This was a submission for the COVID-19 Design Challenge by Dream Projects. The open brief gave us designers the opportunity to use our creativity to come up with digital solutions that may be of use during the global pandemic. The COVID-19 problem that I chose to focus on is the need for more home care and self-diagnosis in order to avoid overwhelming hospitals.

This submission was chosen as a Runner Up by Dream Projects. 




UX & UI Design
User Testing


Sketch, InVision


COVID-19 project brief from Dream Projects: 

"As we speak the world has reached global pandemic status and we need to put our collective brains together to help solve a variety of issues and systematic failures. At Dream Projects our mission is in part to build a better world around us and at times like this, we can think of no better opportunity to let designers do what they do best…solve problems. We are leaving this brief open to any and all ideas to help solve this global crisis and won’t limit you to think inside a specific box. You can explore deficiencies in the health care system, inadequacies in information or resources, or even grander infrastructure problems. Choose a problem to solve and come up with a solution."


After considering the level of need and digitization of brainstormed problems, I identified that home care and tracing were the ones with the most potential.

To enable home care as best as possible, I created an app that triages people with cold and flu symptoms based on their symptoms, risk, and exposure. After determining a person's overall risk, the app offers care knowledge, tele-monitoring, and follow ups to ensure the person is getting treatment.


I brainstormed problems associated with COVID-19, which I analyzed based on level of need and potential to solve digitally. Then, I interviewed people with cold and flu symptoms and people who are treating COVID-19 patients in hospitals.

Home care surfaced as one of the problems with the highest need and the highest potential. It was voiced as a concern from both potential patients and healthcare workers - people who are sick prefer to stay and treat at home if possible, and hospitals are already overwhelmed. Contact tracing was also high in need and potential, and hadn't been offered to the public in a digital tool at the time.


As part of the process of choosing the right COVID-19 problem to focus on, I interviewed people with cold and flu symptoms and people who are treating COVID-19 patients in hospitals. I used the information from these interviews to construct the following persona and user flow:


With home care, I focused on the self-diagnosis flow because tele-medicine services for clinicians to screen and monitor patients remotely already exist. I combined the top concerns expressed by people who were sick with CDC information and recommendations regarding COVID-19 to create a self-diagnosis flow to triage people with cold and flu symptoms into the following categories:

  • Low risk: Share resources for home treatment of cold/flu
  • Medium risk: Recommend calling healthcare provider or scheduling a call through the app; Share resources for home treatment of cold/flu and monitor with prompts every 2 days
  • High risk: High priority for scheduling a call through the app; Share information for local testing and tele-monitor for status of treatment


A key part of self-diagnosis that did not exist yet in other tools is tracing potential exposure, and tracing was another top issue that surfaced during research. Thus, I also included a feature to make it easy to trace potential exposure to COVID-19.

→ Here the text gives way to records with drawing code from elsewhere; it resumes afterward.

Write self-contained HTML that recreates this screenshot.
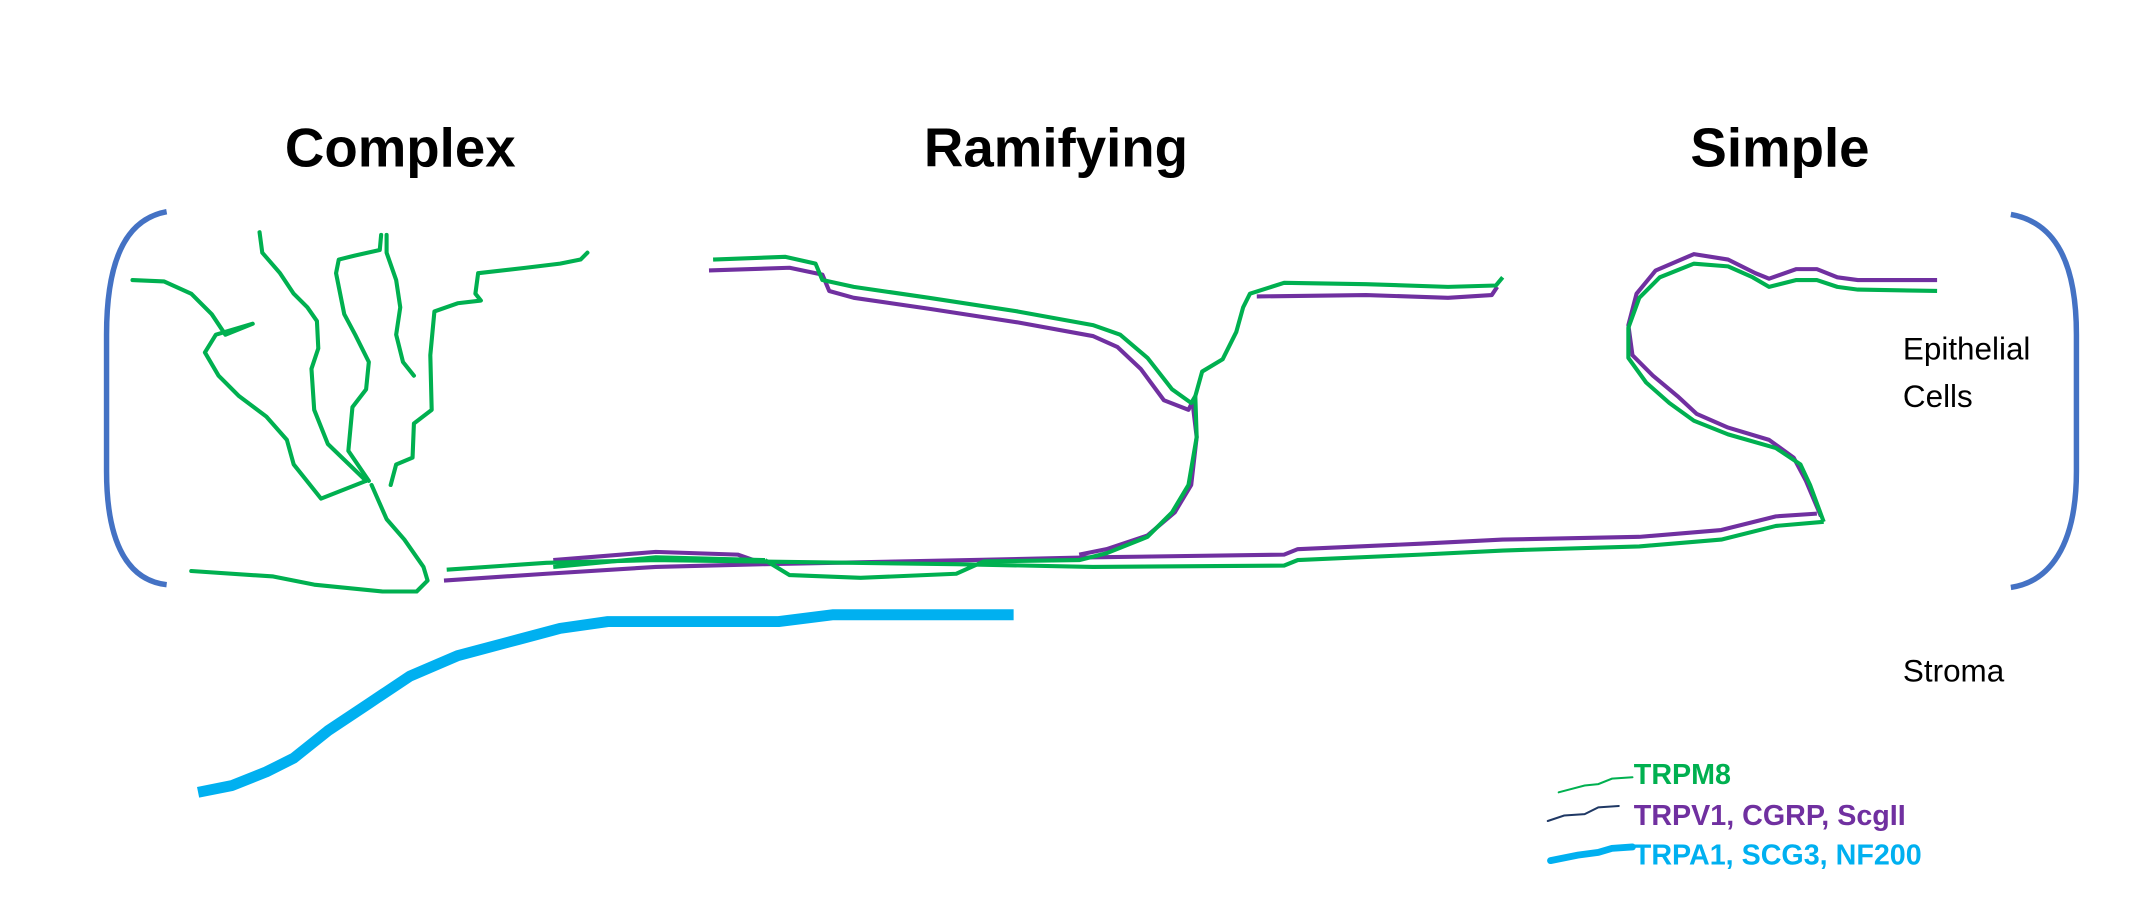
<!DOCTYPE html>
<html><head><style>
html,body{margin:0;padding:0;background:#fff;}
svg{display:block;}
</style></head><body>
<svg width="2142" height="924" viewBox="0 0 1568 676.4" preserveAspectRatio="none" xmlns="http://www.w3.org/2000/svg">
<g font-family="Liberation Sans, Arial, sans-serif" font-weight="bold" font-size="40" text-anchor="middle" fill="#000">
<text x="293" y="122">Complex</text>
<text x="773" y="122">Ramifying</text>
<text x="1303" y="122">Simple</text>
</g>
<g fill="none" stroke="#4472C4" stroke-width="4">
<path d="M122,155 C95,160 78,185 78,245 L78,345 C78,400 95,425 122,428"/>
<path d="M1472,157 C1500,162 1520,185 1520,245 L1520,345 C1520,400 1500,426 1472,430"/>
</g>
<g font-family="Liberation Sans, Arial, sans-serif" font-size="23" fill="#000">
<text x="1393" y="263">Epithelial</text>
<text x="1393" y="298">Cells</text>
<text x="1393" y="499">Stroma</text>
</g>
<g fill="none" stroke="#00B050" stroke-width="3" stroke-linejoin="round" stroke-linecap="round">
<path d="M97,205 L120,206 L140,215 L155,230 L165,245 L185,237 L158,245 L150,258 L160,275 L175,290 L195,305 L210,322 L215,340 L235,365 L268,352"/>
<path d="M190,170 L192,185 L205,200 L215,215 L225,225 L232,235 L233,255 L228,270 L230,300 L240,325 L268,352"/>
<path d="M279,172 L278,183 L260,187 L248,190 L246,200 L252,230 L260,245 L270,265 L268,285 L258,298 L255,330 L270,352"/>
<path d="M283,172 L283,185 L290,205 L293,225 L290,245 L295,265 L303,275"/>
<path d="M430,185 L425,190 L410,193 L385,196 L350,200 L348,215 L352,220 L335,222 L318,228 L315,260 L316,300 L303,310 L302,335 L290,340 L286,355"/>
<path d="M272,355 L283,380 L296,395 L310,415 L313,425 L305,433 L280,433 L230,428 L200,422 L140,418"/>
</g>
<g fill="none" stroke="#7030A0" stroke-width="3" stroke-linejoin="round">
<path d="M519,198 L578,196 L602,201 L607,213 L625,218 L680,226 L745,236 L800,246 L818,254 L835,270 L852,293 L870,300 L875,290"/>
<path d="M920,217 L1000,216 L1060,218 L1092,216 L1096,210"/>
<path d="M873,295 L876,320 L872,355 L860,375 L840,392 L810,402 L790,406"/>
<path d="M325,425 L400,420 L480,415 L560,413 L710,410 L800,408 L940,406 L950,402 L1040,398 L1100,395 L1200,393 L1260,388 L1300,378 L1330,376"/>
<path d="M405,410 L480,404 L540,406 L560,413"/>
<path d="M1333,378 L1322,352 L1313,335 L1295,322 L1265,313 L1242,303 L1228,290 L1210,275 L1195,260 L1192,238 L1198,215 L1212,198 L1240,186 L1265,190 L1285,200 L1295,204 L1315,197 L1330,197 L1345,203 L1360,205 L1418,205"/>
</g>
<g fill="none" stroke="#00B050" stroke-width="3" stroke-linejoin="round">
<path d="M522,190 L575,188 L597,193 L602,205 L625,210 L680,218 L745,228 L800,238 L820,245 L840,262 L858,285 L872,295 L875,290 L880,272 L895,263 L905,243 L910,225 L915,215 L940,207 L1000,208 L1060,210 L1095,209 L1100,203"/>
<path d="M875,290 L876,320 L870,355 L858,375 L840,393 L810,405 L790,410 L720,411 L700,420 L630,423 L578,421 L560,410"/>
<path d="M327,417 L400,412 L480,410 L700,413 L800,415 L940,414 L950,410 L1040,406 L1100,403 L1200,400 L1260,395 L1300,385 L1335,382"/>
<path d="M405,415 L480,408 L560,410"/>
<path d="M1335,382 L1325,355 L1318,340 L1300,328 L1265,318 L1240,308 L1222,295 L1205,280 L1192,262 L1192,240 L1200,218 L1215,203 L1240,193 L1265,195 L1283,203 L1295,210 L1315,205 L1330,205 L1345,210 L1360,212 L1418,213"/>
</g>
<path d="M145,580 L170,575 L195,565 L215,555 L240,535 L270,515 L300,495 L335,480 L380,468 L410,460 L445,455 L570,455 L610,450 L680,450 L742,450" fill="none" stroke="#00B0F0" stroke-width="8" stroke-linejoin="round"/>
<g fill="none" stroke-linecap="round">
<path d="M1141,580 L1160,575 L1170,574 L1180,570 L1195,569" stroke="#00B050" stroke-width="1.5"/>
<path d="M1133,601 L1145,597 L1160,596 L1170,591 L1185,590" stroke="#1F3864" stroke-width="1.5"/>
<path d="M1135,630 L1155,626 L1170,624 L1180,621 L1195,620" stroke="#00B0F0" stroke-width="5"/>
</g>
<g font-family="Liberation Sans, Arial, sans-serif" font-weight="bold" font-size="21">
<text x="1196" y="574" fill="#00B050">TRPM8</text>
<text x="1196" y="604" fill="#7030A0">TRPV1, CGRP, ScgII</text>
<text x="1196" y="633" fill="#00B0F0">TRPA1, SCG3, NF200</text>
</g>
</svg>
</body></html>
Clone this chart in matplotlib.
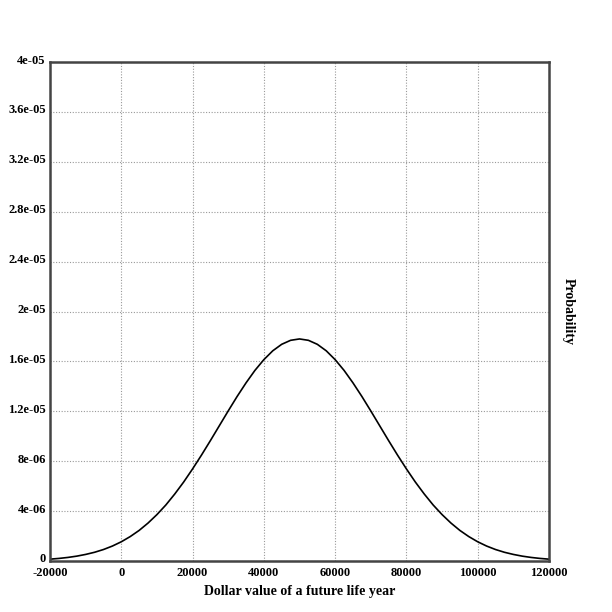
import numpy as np
import matplotlib.pyplot as plt
import matplotlib.transforms as mtransforms

plt.rcParams['font.family'] = ['Liberation Serif', 'DejaVu Serif']
plt.rcParams['font.weight'] = 'bold'

# dollar value (x) and probability density (y)
dollar = np.arange(-20000, 120001, 2500)
prob = [1.47e-7, 2.06e-7, 2.85e-7, 3.89e-7, 5.27e-7, 6.99e-7, 9.2e-7, 1.198e-6,
        1.54e-6, 1.957e-6, 2.45e-6, 3.04e-6, 3.72e-6, 4.49e-6, 5.37e-6, 6.33e-6,
        7.38e-6, 8.49e-6, 9.65e-6, 1.084e-5, 1.203e-5, 1.319e-5, 1.428e-5, 1.528e-5,
        1.614e-5, 1.685e-5, 1.737e-5, 1.769e-5, 1.78e-5,
        1.769e-5, 1.737e-5, 1.685e-5, 1.614e-5, 1.528e-5, 1.428e-5, 1.319e-5,
        1.203e-5, 1.084e-5, 9.65e-6, 8.49e-6, 7.38e-6, 6.33e-6, 5.37e-6, 4.49e-6,
        3.72e-6, 3.04e-6, 2.45e-6, 1.957e-6, 1.54e-6, 1.198e-6, 9.2e-7, 6.99e-7,
        5.27e-7, 3.89e-7, 2.85e-7, 2.06e-7, 1.47e-7]

xticks = [-20000, 0, 20000, 40000, 60000, 80000, 100000, 120000]
yticks = [0, 4e-6, 8e-6, 1.2e-5, 1.6e-5, 2e-5, 2.4e-5, 2.8e-5, 3.2e-5, 3.6e-5, 4e-5]
ylabels = ['0', '4e-06', '8e-06', '1.2e-05', '1.6e-05', '2e-05', '2.4e-05',
           '2.8e-05', '3.2e-05', '3.6e-05', '4e-05']

fig = plt.figure(figsize=[6.12, 6.12], dpi=100)
ax = fig.add_axes([50/612, 1 - 561/612, 499/612, 499/612])
ax.plot(dollar, prob, color='black', lw=1.2)
ax.set_xlim(-20000, 120000)
ax.set_ylim(0, 4e-5)
ax.set_xticks(xticks)
ax.set_xticklabels([str(v) for v in xticks])
ax.set_yticks(yticks)
ax.set_yticklabels(ylabels)
ax.tick_params(length=0, labelsize=9)
ax.tick_params(axis='x', pad=4)
ax.tick_params(axis='y', pad=3)
shift = mtransforms.ScaledTranslation(0, 3/100, fig.dpi_scale_trans)
for lab in ax.get_yticklabels():
    lab.set_transform(lab.get_transform() + shift)
for lab in ax.get_xticklabels() + ax.get_yticklabels():
    lab.set_fontweight('bold')
ax.grid(True, linestyle=(0, (1, 1.5)), color='#999999', lw=0.8)
for sp in ax.spines.values():
    sp.set_linewidth(1.8)
    sp.set_color('#444444')

fig.text(300/612, 1 - 591/612, 'Dollar value of a future life year',
         ha='center', va='center', fontsize=10, fontweight='bold')
fig.text(568/612, 1 - 311/612, 'Probability', rotation=-90,
         ha='center', va='center', fontsize=10, fontweight='bold')

fig.savefig('out.png', dpi=100, facecolor='white')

To make tracing as easy as possible, I included location sharing. Once the user agrees to share his/her location, the app scans the user's location data for the past 14 days. This location data is then compared to the database of locations COVID-10 verified areas - areas where people diagnosed with COVID-19 are known to have visited while they were potentially contagious. 


For users who do not want to share their location with the app, manual tracing is also available.

The map view shows all COVID-19 verified areas on a particular day in yellow. The user can see where the COVID-19 verified areas are for each day in the past 2 weeks and mark if s/he was nearby on a particular day. 


I aimed to make the app simple and soothing for a user that is sick and stressed. I chose a calm teal as the base color, with yellow to highlight important information.